# WORK TO COMPLETE:
Output the material exactly, but drop every image it holds.

# INFORMATION SHOWN:
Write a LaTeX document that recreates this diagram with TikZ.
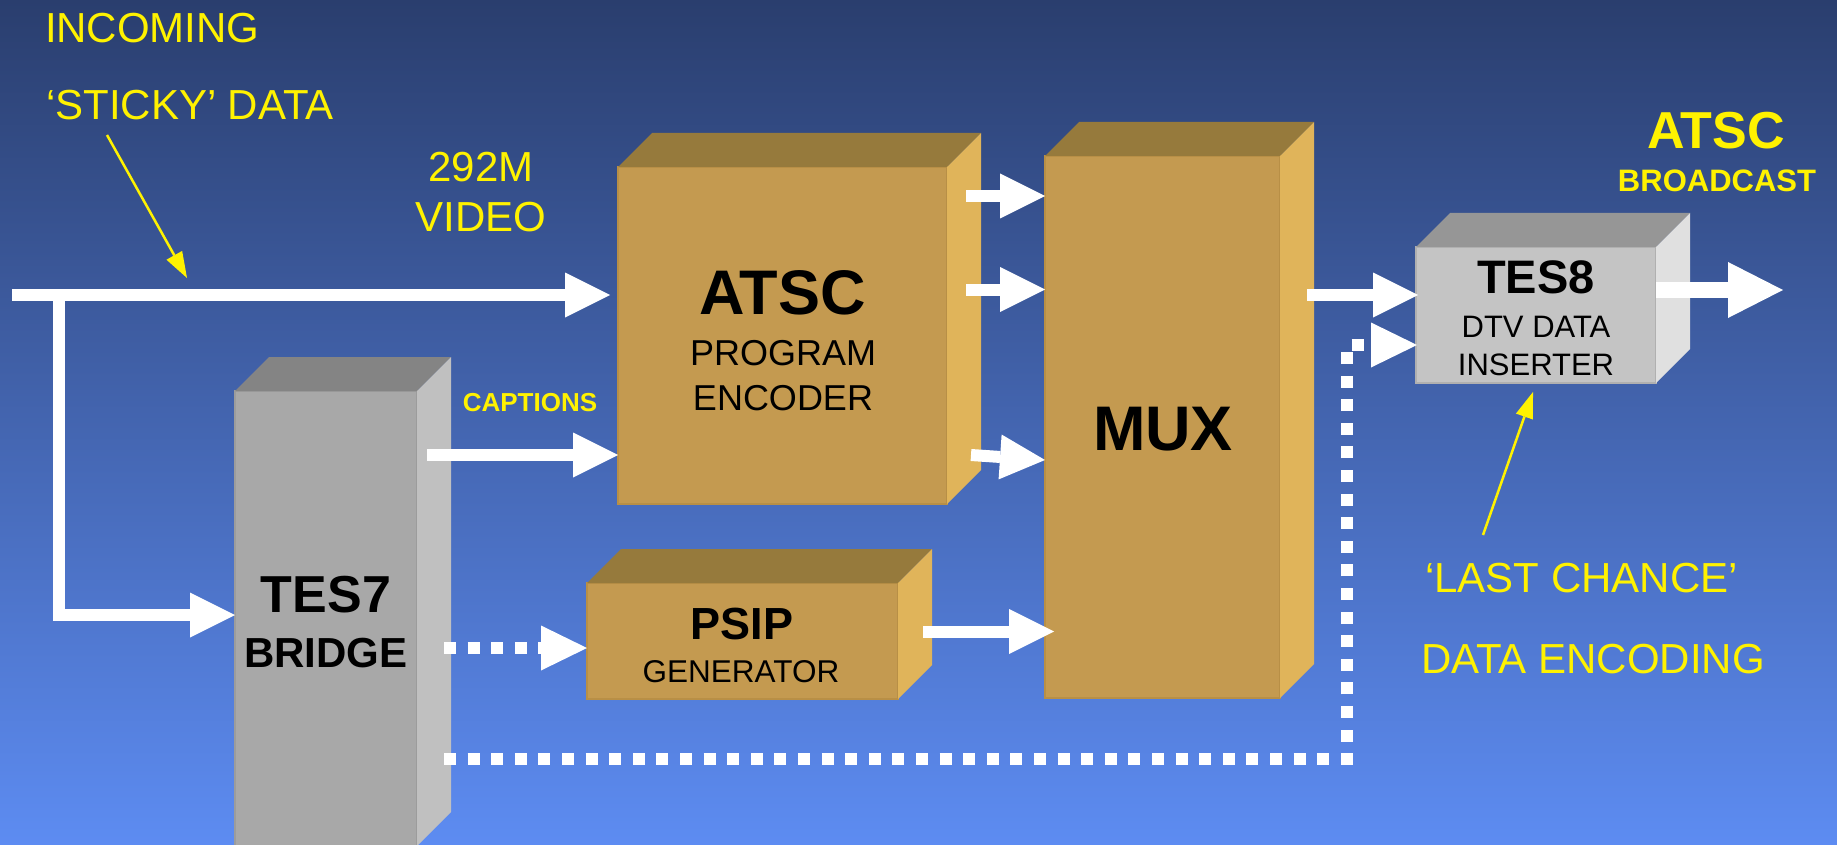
\documentclass[tikz,border=0pt]{standalone}
\usepackage{fontspec}
\setmainfont{Liberation Sans}
\usetikzlibrary{arrows.meta}
\definecolor{bgtop}{RGB}{42,62,110}
\definecolor{bgmid}{RGB}{70,106,190}
\definecolor{bgbot}{RGB}{93,140,242}
\definecolor{tanF}{RGB}{196,154,80}
\definecolor{tanB}{RGB}{184,143,70}
\definecolor{tanT}{RGB}{150,122,60}
\definecolor{tanS}{RGB}{224,180,90}
\definecolor{gryF}{RGB}{168,168,168}
\definecolor{gryB}{RGB}{156,156,156}
\definecolor{gryT}{RGB}{132,132,132}
\definecolor{gryS}{RGB}{192,192,192}
\definecolor{ltgF}{RGB}{196,196,196}
\definecolor{ltgB}{RGB}{176,176,176}
\definecolor{ltgT}{RGB}{150,150,150}
\definecolor{ltgS}{RGB}{224,224,224}
\newcommand\myfs[1]{\fontsize{#1}{#1}\selectfont}
\newcommand\cubefaces[3]{%
  \fill[#2] (#1.north west) -- ([shift={(34,-34)}]#1.north west) -- ([shift={(34,-34)}]#1.north east) -- (#1.north east) -- cycle;
  \fill[#3] (#1.north east) -- ([shift={(34,-34)}]#1.north east) -- ([shift={(34,-34)}]#1.south east) -- (#1.south east) -- cycle;
}
\begin{document}
\begin{tikzpicture}[x=1pt,y=-1pt,
  bigarrow/.style={draw=white, line width=12pt, line join=miter, -{Triangle[length=45pt,width=45pt,line width=0pt]}},
  hugearrow/.style={draw=white, line width=16pt, -{Triangle[length=55pt,width=56pt,line width=0pt]}},
  dotline/.style={draw=white, line width=12pt, dash pattern=on 12pt off 11.6pt},
  yarrow/.style={draw=yellow, line width=2.5pt, -{Triangle[length=26pt,width=18pt,line width=0pt]}},
  lbl/.style={text=yellow, inner sep=0pt, outer sep=0pt},
  boxtxt/.style={text=black, inner sep=0pt, outer sep=0pt, anchor=base},
  tanbox/.style={fill=tanF, draw=tanB, line width=1.5pt, inner sep=0pt, outer sep=0pt},
  grybox/.style={fill=gryF, draw=gryB, line width=1.5pt, inner sep=0pt, outer sep=0pt},
  ltgbox/.style={fill=ltgF, draw=ltgB, line width=1.5pt, inner sep=0pt, outer sep=0pt}
]
\useasboundingbox (0,0) rectangle (1837,845);
\fill[top color=bgtop, middle color=bgmid, bottom color=bgbot] (0,0) rectangle (1837,845);

% boxes
\node[tanbox, minimum width=329pt, minimum height=337pt] (atsc) at (782.5,335.5) {};
\cubefaces{atsc}{tanT}{tanS}
\node[tanbox, minimum width=235pt, minimum height=542pt] (mux) at (1162.5,427) {};
\cubefaces{mux}{tanT}{tanS}
\node[tanbox, minimum width=311pt, minimum height=116pt] (psip) at (742.5,641) {};
\cubefaces{psip}{tanT}{tanS}
\node[grybox, minimum width=182pt, minimum height=455pt] (tes7) at (326,618.5) {};
\cubefaces{tes7}{gryT}{gryS}
\node[ltgbox, minimum width=240pt, minimum height=136pt] (tes8) at (1536,315) {};
\cubefaces{tes8}{ltgT}{ltgS}

% box texts
\node[boxtxt, font=\bfseries\myfs{63}] (atscT) at (782.5,314) {ATSC};
\node[boxtxt, font=\myfs{36}] (atscP) at (783,365) {PROGRAM};
\node[boxtxt, font=\myfs{36}] (atscE) at (783,410) {ENCODER};
\node[boxtxt, font=\bfseries\myfs{63}] (muxT) at (1163,450) {MUX};
\node[boxtxt, font=\bfseries\myfs{45}] (psipT) at (742,639) {PSIP};
\node[boxtxt, font=\myfs{31.5}] (psipG) at (741,682) {GENERATOR};
\node[boxtxt, font=\bfseries\myfs{52}] (tes7T) at (326,612) {TES7};
\node[boxtxt, font=\bfseries\myfs{42}] (tes7B) at (326,667) {BRIDGE};
\node[boxtxt, font=\bfseries\myfs{47}] (tes8T) at (1536,293) {TES8};
\node[boxtxt, font=\myfs{31}] (tes8D) at (1536,337) {DTV DATA};
\node[boxtxt, font=\myfs{31}] (tes8I) at (1536,375) {INSERTER};

% labels
\node[lbl, anchor=base west, font=\myfs{42}] (incoming) at (45,43) {INCOMING};
\node[lbl, anchor=base west, font=\myfs{42}] (sticky) at (46,120) {‘STICKY’ DATA};
\node[lbl, anchor=base, font=\myfs{42}] (m292) at (481,182) {292M};
\node[lbl, anchor=base, font=\myfs{42}] (video) at (481,232) {VIDEO};
\node[lbl, anchor=base, font=\bfseries\myfs{26}] (captions) at (530,411) {CAPTIONS};
\node[lbl, anchor=base, font=\bfseries\myfs{52}] (atscB) at (1716,149) {ATSC};
\node[lbl, anchor=base, font=\bfseries\myfs{31}] (bcast) at (1717,192) {BROADCAST};
\node[lbl, anchor=base west, font=\myfs{42}] (lastch) at (1425,592) {‘LAST CHANCE’};
\node[lbl, anchor=base west, font=\myfs{42}] (dataenc) at (1421,673) {DATA ENCODING};

% connector end points
\coordinate (src) at (12,295);
\coordinate (brtop) at (59,295);
\coordinate (t7in) at ([yshift=3.5pt]tes7.west);
\coordinate (capstart) at (427,455);
\coordinate (dot1start) at (444,648);
\coordinate (dot2start) at (444,759);
\coordinate (dotcorner) at (1347,345);
\coordinate (a1) at (966,196);
\coordinate (a2) at (966,289.5);
\coordinate (a3) at (971,455);
\coordinate (a3end) at (1045,460);
\coordinate (psipout) at (923,631.5);
\coordinate (psipend) at (1054,631.5);
\coordinate (muxout) at (1307,295);
\coordinate (t8out) at ([yshift=25pt]tes8.east);
\coordinate (bcastpt) at (1783,290);
\coordinate (stkA) at (107,135);
\coordinate (stkB) at (187,278);
\coordinate (lcA) at (1483,535);
\coordinate (lcB) at (1533,392);

% connectors
\draw[bigarrow] (src) -- ([xshift=-8pt]atsc.west |- src);
\draw[bigarrow] (brtop) |- (t7in);
\draw[bigarrow] (capstart) -- (atsc.west |- capstart);
\draw[dotline, -{Triangle[length=46pt,width=45pt,line width=0pt]}] (dot1start) -- (psip.west |- dot1start);
\draw[bigarrow] (a1) -- (mux.west |- a1);
\draw[bigarrow] (a2) -- (mux.west |- a2);
\draw[bigarrow] (a3) -- (a3end);
\draw[bigarrow] (psipout) -- (psipend);
\draw[bigarrow] (muxout) -- ([xshift=2pt]tes8.west |- muxout);
\draw[dotline, -{Triangle[length=46pt,width=45pt,line width=0pt]}] (dot2start) -| (dotcorner) -- ([xshift=1pt]tes8.west |- dotcorner);
\draw[hugearrow] (t8out) -- (bcastpt);
\draw[yarrow] (stkA) -- (stkB);
\draw[yarrow] (lcA) -- (lcB);
\end{tikzpicture}
\end{document}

# FULL ANSWER:
Write a LaTeX document that recreates this diagram with TikZ.
\documentclass[tikz,border=0pt]{standalone}
\usepackage{fontspec}
\setmainfont{Liberation Sans}
\usetikzlibrary{arrows.meta}
\definecolor{bgtop}{RGB}{42,62,110}
\definecolor{bgmid}{RGB}{70,106,190}
\definecolor{bgbot}{RGB}{93,140,242}
\definecolor{tanF}{RGB}{196,154,80}
\definecolor{tanB}{RGB}{184,143,70}
\definecolor{tanT}{RGB}{150,122,60}
\definecolor{tanS}{RGB}{224,180,90}
\definecolor{gryF}{RGB}{168,168,168}
\definecolor{gryB}{RGB}{156,156,156}
\definecolor{gryT}{RGB}{132,132,132}
\definecolor{gryS}{RGB}{192,192,192}
\definecolor{ltgF}{RGB}{196,196,196}
\definecolor{ltgB}{RGB}{176,176,176}
\definecolor{ltgT}{RGB}{150,150,150}
\definecolor{ltgS}{RGB}{224,224,224}
\newcommand\myfs[1]{\fontsize{#1}{#1}\selectfont}
\newcommand\cubefaces[3]{%
  \fill[#2] (#1.north west) -- ([shift={(34,-34)}]#1.north west) -- ([shift={(34,-34)}]#1.north east) -- (#1.north east) -- cycle;
  \fill[#3] (#1.north east) -- ([shift={(34,-34)}]#1.north east) -- ([shift={(34,-34)}]#1.south east) -- (#1.south east) -- cycle;
}
\begin{document}
\begin{tikzpicture}[x=1pt,y=-1pt,
  bigarrow/.style={draw=white, line width=12pt, line join=miter, -{Triangle[length=45pt,width=45pt,line width=0pt]}},
  hugearrow/.style={draw=white, line width=16pt, -{Triangle[length=55pt,width=56pt,line width=0pt]}},
  dotline/.style={draw=white, line width=12pt, dash pattern=on 12pt off 11.6pt},
  yarrow/.style={draw=yellow, line width=2.5pt, -{Triangle[length=26pt,width=18pt,line width=0pt]}},
  lbl/.style={text=yellow, inner sep=0pt, outer sep=0pt},
  boxtxt/.style={text=black, inner sep=0pt, outer sep=0pt, anchor=base},
  tanbox/.style={fill=tanF, draw=tanB, line width=1.5pt, inner sep=0pt, outer sep=0pt},
  grybox/.style={fill=gryF, draw=gryB, line width=1.5pt, inner sep=0pt, outer sep=0pt},
  ltgbox/.style={fill=ltgF, draw=ltgB, line width=1.5pt, inner sep=0pt, outer sep=0pt}
]
\useasboundingbox (0,0) rectangle (1837,845);
\fill[top color=bgtop, middle color=bgmid, bottom color=bgbot] (0,0) rectangle (1837,845);

% boxes
\node[tanbox, minimum width=329pt, minimum height=337pt] (atsc) at (782.5,335.5) {};
\cubefaces{atsc}{tanT}{tanS}
\node[tanbox, minimum width=235pt, minimum height=542pt] (mux) at (1162.5,427) {};
\cubefaces{mux}{tanT}{tanS}
\node[tanbox, minimum width=311pt, minimum height=116pt] (psip) at (742.5,641) {};
\cubefaces{psip}{tanT}{tanS}
\node[grybox, minimum width=182pt, minimum height=455pt] (tes7) at (326,618.5) {};
\cubefaces{tes7}{gryT}{gryS}
\node[ltgbox, minimum width=240pt, minimum height=136pt] (tes8) at (1536,315) {};
\cubefaces{tes8}{ltgT}{ltgS}

% box texts
\node[boxtxt, font=\bfseries\myfs{63}] (atscT) at (782.5,314) {ATSC};
\node[boxtxt, font=\myfs{36}] (atscP) at (783,365) {PROGRAM};
\node[boxtxt, font=\myfs{36}] (atscE) at (783,410) {ENCODER};
\node[boxtxt, font=\bfseries\myfs{63}] (muxT) at (1163,450) {MUX};
\node[boxtxt, font=\bfseries\myfs{45}] (psipT) at (742,639) {PSIP};
\node[boxtxt, font=\myfs{31.5}] (psipG) at (741,682) {GENERATOR};
\node[boxtxt, font=\bfseries\myfs{52}] (tes7T) at (326,612) {TES7};
\node[boxtxt, font=\bfseries\myfs{42}] (tes7B) at (326,667) {BRIDGE};
\node[boxtxt, font=\bfseries\myfs{47}] (tes8T) at (1536,293) {TES8};
\node[boxtxt, font=\myfs{31}] (tes8D) at (1536,337) {DTV DATA};
\node[boxtxt, font=\myfs{31}] (tes8I) at (1536,375) {INSERTER};

% labels
\node[lbl, anchor=base west, font=\myfs{42}] (incoming) at (45,43) {INCOMING};
\node[lbl, anchor=base west, font=\myfs{42}] (sticky) at (46,120) {‘STICKY’ DATA};
\node[lbl, anchor=base, font=\myfs{42}] (m292) at (481,182) {292M};
\node[lbl, anchor=base, font=\myfs{42}] (video) at (481,232) {VIDEO};
\node[lbl, anchor=base, font=\bfseries\myfs{26}] (captions) at (530,411) {CAPTIONS};
\node[lbl, anchor=base, font=\bfseries\myfs{52}] (atscB) at (1716,149) {ATSC};
\node[lbl, anchor=base, font=\bfseries\myfs{31}] (bcast) at (1717,192) {BROADCAST};
\node[lbl, anchor=base west, font=\myfs{42}] (lastch) at (1425,592) {‘LAST CHANCE’};
\node[lbl, anchor=base west, font=\myfs{42}] (dataenc) at (1421,673) {DATA ENCODING};

% connector end points
\coordinate (src) at (12,295);
\coordinate (brtop) at (59,295);
\coordinate (t7in) at ([yshift=3.5pt]tes7.west);
\coordinate (capstart) at (427,455);
\coordinate (dot1start) at (444,648);
\coordinate (dot2start) at (444,759);
\coordinate (dotcorner) at (1347,345);
\coordinate (a1) at (966,196);
\coordinate (a2) at (966,289.5);
\coordinate (a3) at (971,455);
\coordinate (a3end) at (1045,460);
\coordinate (psipout) at (923,631.5);
\coordinate (psipend) at (1054,631.5);
\coordinate (muxout) at (1307,295);
\coordinate (t8out) at ([yshift=25pt]tes8.east);
\coordinate (bcastpt) at (1783,290);
\coordinate (stkA) at (107,135);
\coordinate (stkB) at (187,278);
\coordinate (lcA) at (1483,535);
\coordinate (lcB) at (1533,392);

% connectors
\draw[bigarrow] (src) -- ([xshift=-8pt]atsc.west |- src);
\draw[bigarrow] (brtop) |- (t7in);
\draw[bigarrow] (capstart) -- (atsc.west |- capstart);
\draw[dotline, -{Triangle[length=46pt,width=45pt,line width=0pt]}] (dot1start) -- (psip.west |- dot1start);
\draw[bigarrow] (a1) -- (mux.west |- a1);
\draw[bigarrow] (a2) -- (mux.west |- a2);
\draw[bigarrow] (a3) -- (a3end);
\draw[bigarrow] (psipout) -- (psipend);
\draw[bigarrow] (muxout) -- ([xshift=2pt]tes8.west |- muxout);
\draw[dotline, -{Triangle[length=46pt,width=45pt,line width=0pt]}] (dot2start) -| (dotcorner) -- ([xshift=1pt]tes8.west |- dotcorner);
\draw[hugearrow] (t8out) -- (bcastpt);
\draw[yarrow] (stkA) -- (stkB);
\draw[yarrow] (lcA) -- (lcB);
\end{tikzpicture}
\end{document}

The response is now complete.